10. Assim, e no que releva extrai-se, nomeadamente da motivação do primeiro dos acórdãos citados, que aqui se acolhe por plena valia também para o caso sub specie, respeitante a declarações prestadas por responsável da recorrida em canal do clube, que «O TAD “revogou” o ato punitivo. (…) E o TCA manteve esse “julgado anulatório”, fazendo-o por razões centradas na “liberdade de expressão”. (…) a questão colocada no recurso é relevante; pois importa saber até que ponto se pode disciplinarmente reagir - com base em normas regulamentares, aliás similares às do estrangeiro - contra declarações dos clubes que, para além de excitarem anormalmente os ânimos dos seus adeptos e assim induzirem comportamentos rudes, contribuam para o descrédito das competições desportivas e do negócio que as envolve. (…) Justifica-se, portanto, que o assunto seja reapreciado pelo Supremo».

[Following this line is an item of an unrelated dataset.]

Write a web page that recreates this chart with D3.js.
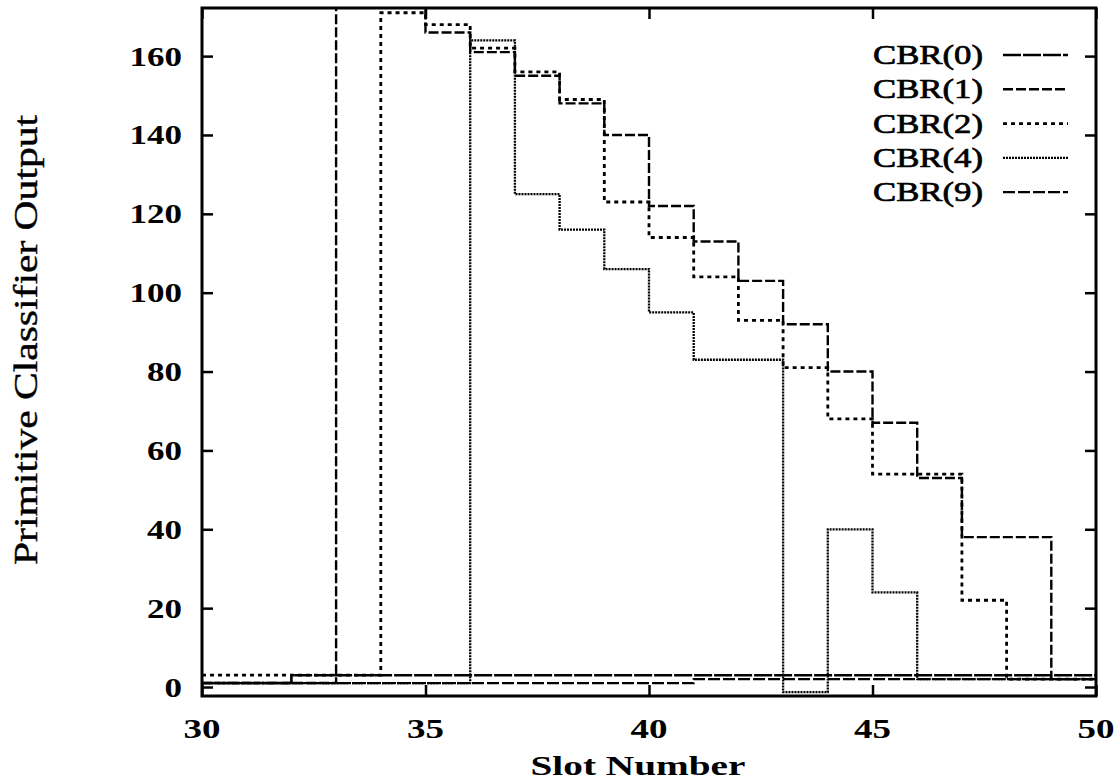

11. E, por outro lado, importa, na situação sub specie, aferir da conformidade da decisão recorrida com a jurisprudência deste Supremo [vide, nomeadamente, os Acs. de 26.02.2019 - Proc. n.º 066/18.7BCLSB, de 04.06.2020 - Proc. n.º 0154/19.2BCLSB, de 02.07.2020 - Proc. n.º 0139/19.9BCLSB, de 10.09.2020 - Proc. n.ºs 0156/19.9BCLSB e 038/19.4BCLSB, de 04.02.2021 - Proc. n.º 063/20.2BCLSB, de 09.09.2021 - Proc. n.º 050/20.0BCLSB, de 09.12.2021 - Proc. n.º 019/21.8BCLSB], donde se segue a necessidade de recebimento do recurso, para reanálise do assunto com vista a uma mais esclarecida e aprofundada aplicação do direito.


DECISÃO
Nestes termos e de harmonia com o disposto no art. 150.º do CPTA, acordam os juízes da formação de apreciação preliminar da Secção de Contencioso Administrativo deste Supremo Tribunal em admitir a revista.
Sem custas.
D.N..
Lisboa, 08 de setembro de 2022. – Carlos Carvalho (relator) – Teresa de Sousa – José Veloso.